= Cobb 500 =

Breed of fast-growing chicken

The Cobb 500 is a fast-growing broiler chicken breed. They can reach a 2 kg slaughter weight at 33 days old. They make up around half of all globally farmed chickens as of 2016. The Cobb 500 is controversial due to their health problems. Animal rights and animal welfare groups such as Open Cages have called for the industry to stop their use.

== History ==
The Cobb lineage descends from the Vantress chicken, which was bred for the USDA's Chicken of Tomorrow contest in the 1940s. The Cobb line itself saw its initial development in the 1970s in England by Cobb-Vantress. The Cobb 500 in particular was introduced into the United States in 1985. In response, the US producer Tyson Foods acquired a 50% stake in Cobb-Vantress in 1986. In 1994, Tyson acquired full control of the company. The Cobb 500's share of all chickens has increased in the decades since.

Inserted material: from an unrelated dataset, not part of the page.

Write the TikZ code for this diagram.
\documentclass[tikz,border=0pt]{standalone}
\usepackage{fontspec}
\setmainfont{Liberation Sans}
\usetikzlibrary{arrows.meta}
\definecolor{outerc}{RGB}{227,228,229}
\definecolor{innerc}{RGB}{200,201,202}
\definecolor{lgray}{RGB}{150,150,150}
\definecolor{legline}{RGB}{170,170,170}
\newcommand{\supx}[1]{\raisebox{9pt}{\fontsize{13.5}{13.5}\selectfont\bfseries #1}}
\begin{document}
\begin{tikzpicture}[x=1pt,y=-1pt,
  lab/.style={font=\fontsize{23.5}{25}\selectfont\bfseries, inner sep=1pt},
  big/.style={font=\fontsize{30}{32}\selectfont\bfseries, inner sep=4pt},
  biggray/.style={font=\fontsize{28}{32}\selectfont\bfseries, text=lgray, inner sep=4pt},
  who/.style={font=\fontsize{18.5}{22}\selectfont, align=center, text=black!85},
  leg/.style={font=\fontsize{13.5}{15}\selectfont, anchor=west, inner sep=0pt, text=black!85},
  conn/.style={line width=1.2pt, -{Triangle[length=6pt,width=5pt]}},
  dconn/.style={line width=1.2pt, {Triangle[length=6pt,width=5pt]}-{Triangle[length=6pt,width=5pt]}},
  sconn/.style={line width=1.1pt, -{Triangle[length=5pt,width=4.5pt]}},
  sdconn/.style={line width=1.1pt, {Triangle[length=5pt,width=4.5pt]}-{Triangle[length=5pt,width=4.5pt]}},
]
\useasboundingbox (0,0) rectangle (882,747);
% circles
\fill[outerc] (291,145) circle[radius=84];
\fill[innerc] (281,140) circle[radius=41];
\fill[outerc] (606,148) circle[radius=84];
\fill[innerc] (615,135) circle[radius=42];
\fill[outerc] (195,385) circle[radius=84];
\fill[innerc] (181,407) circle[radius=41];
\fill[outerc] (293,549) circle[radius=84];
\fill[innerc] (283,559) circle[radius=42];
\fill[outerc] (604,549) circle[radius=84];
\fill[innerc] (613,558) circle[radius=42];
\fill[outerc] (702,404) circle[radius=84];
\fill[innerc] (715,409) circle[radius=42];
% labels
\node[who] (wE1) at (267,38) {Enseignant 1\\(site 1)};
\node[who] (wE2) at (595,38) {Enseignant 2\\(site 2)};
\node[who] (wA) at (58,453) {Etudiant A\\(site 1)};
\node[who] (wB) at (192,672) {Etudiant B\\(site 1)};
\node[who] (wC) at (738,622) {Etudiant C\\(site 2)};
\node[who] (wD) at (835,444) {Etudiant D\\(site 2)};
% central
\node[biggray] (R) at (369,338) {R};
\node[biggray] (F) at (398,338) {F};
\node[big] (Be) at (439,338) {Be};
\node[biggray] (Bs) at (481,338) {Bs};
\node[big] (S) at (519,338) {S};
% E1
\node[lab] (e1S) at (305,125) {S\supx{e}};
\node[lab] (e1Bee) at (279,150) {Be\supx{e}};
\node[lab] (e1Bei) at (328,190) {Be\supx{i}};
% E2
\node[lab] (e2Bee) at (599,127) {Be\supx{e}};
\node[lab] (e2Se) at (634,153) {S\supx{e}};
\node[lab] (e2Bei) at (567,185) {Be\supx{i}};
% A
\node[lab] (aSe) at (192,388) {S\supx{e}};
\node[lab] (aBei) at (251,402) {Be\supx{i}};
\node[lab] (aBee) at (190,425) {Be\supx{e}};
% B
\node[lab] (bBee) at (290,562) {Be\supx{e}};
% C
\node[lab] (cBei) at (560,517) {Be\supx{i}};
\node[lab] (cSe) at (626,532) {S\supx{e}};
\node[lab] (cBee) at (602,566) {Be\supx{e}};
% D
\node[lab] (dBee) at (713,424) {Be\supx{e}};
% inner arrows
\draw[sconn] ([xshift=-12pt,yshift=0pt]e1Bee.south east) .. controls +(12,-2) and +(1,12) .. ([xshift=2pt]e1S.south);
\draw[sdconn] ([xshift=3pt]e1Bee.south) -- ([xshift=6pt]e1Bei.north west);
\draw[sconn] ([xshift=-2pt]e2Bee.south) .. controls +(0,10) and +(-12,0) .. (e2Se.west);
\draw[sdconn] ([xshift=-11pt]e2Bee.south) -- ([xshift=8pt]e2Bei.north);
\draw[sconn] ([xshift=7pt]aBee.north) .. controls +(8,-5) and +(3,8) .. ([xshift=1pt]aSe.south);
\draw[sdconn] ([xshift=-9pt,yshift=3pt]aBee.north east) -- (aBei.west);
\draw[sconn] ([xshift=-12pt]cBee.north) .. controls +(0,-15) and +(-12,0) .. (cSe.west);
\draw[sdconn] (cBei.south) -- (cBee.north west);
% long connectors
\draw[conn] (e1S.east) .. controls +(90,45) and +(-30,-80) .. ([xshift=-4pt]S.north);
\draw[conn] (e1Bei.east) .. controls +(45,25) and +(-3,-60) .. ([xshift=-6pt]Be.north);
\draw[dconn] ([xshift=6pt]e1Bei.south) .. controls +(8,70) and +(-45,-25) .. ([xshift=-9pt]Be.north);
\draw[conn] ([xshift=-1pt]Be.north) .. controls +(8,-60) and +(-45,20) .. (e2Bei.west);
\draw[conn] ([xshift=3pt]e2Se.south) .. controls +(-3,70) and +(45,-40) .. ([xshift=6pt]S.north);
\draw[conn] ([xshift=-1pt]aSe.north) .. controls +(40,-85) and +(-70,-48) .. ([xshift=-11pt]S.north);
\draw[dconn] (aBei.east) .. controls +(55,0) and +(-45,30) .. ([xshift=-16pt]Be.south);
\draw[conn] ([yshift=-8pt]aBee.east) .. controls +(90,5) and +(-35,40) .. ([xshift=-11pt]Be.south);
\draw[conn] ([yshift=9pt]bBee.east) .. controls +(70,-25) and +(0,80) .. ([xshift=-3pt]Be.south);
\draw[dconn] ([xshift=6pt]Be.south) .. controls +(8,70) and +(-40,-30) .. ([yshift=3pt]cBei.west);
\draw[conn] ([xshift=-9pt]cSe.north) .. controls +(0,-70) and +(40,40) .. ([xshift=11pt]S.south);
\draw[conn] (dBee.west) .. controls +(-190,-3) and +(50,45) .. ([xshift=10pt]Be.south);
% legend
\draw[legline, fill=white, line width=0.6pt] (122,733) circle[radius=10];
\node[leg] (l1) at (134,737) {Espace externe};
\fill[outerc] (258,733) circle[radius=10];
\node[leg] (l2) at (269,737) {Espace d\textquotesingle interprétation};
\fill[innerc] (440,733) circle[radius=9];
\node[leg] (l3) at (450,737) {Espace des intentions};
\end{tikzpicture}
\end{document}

In 2008, all Cobb line birds made up around 30-40% of global broilers. In 2016, the Cobb 500 alone was nearly 50%. More broadly, fast-growing chickens now make up the vast majority of the global chicken supply. As of 2021, 90% of the global broiler population is part of either the Cobb or Ross lines, which are both fast-growing.

== Health issues ==
The fast growth of the Cobb 500 is associated with an increased rate of various health problems. Compared to slower-growing chickens, they have a higher rate of sudden death syndrome, hock burns, tibial dyschondroplasia, weaker disease resistance and antibody response, bone deformations, and problems with walking.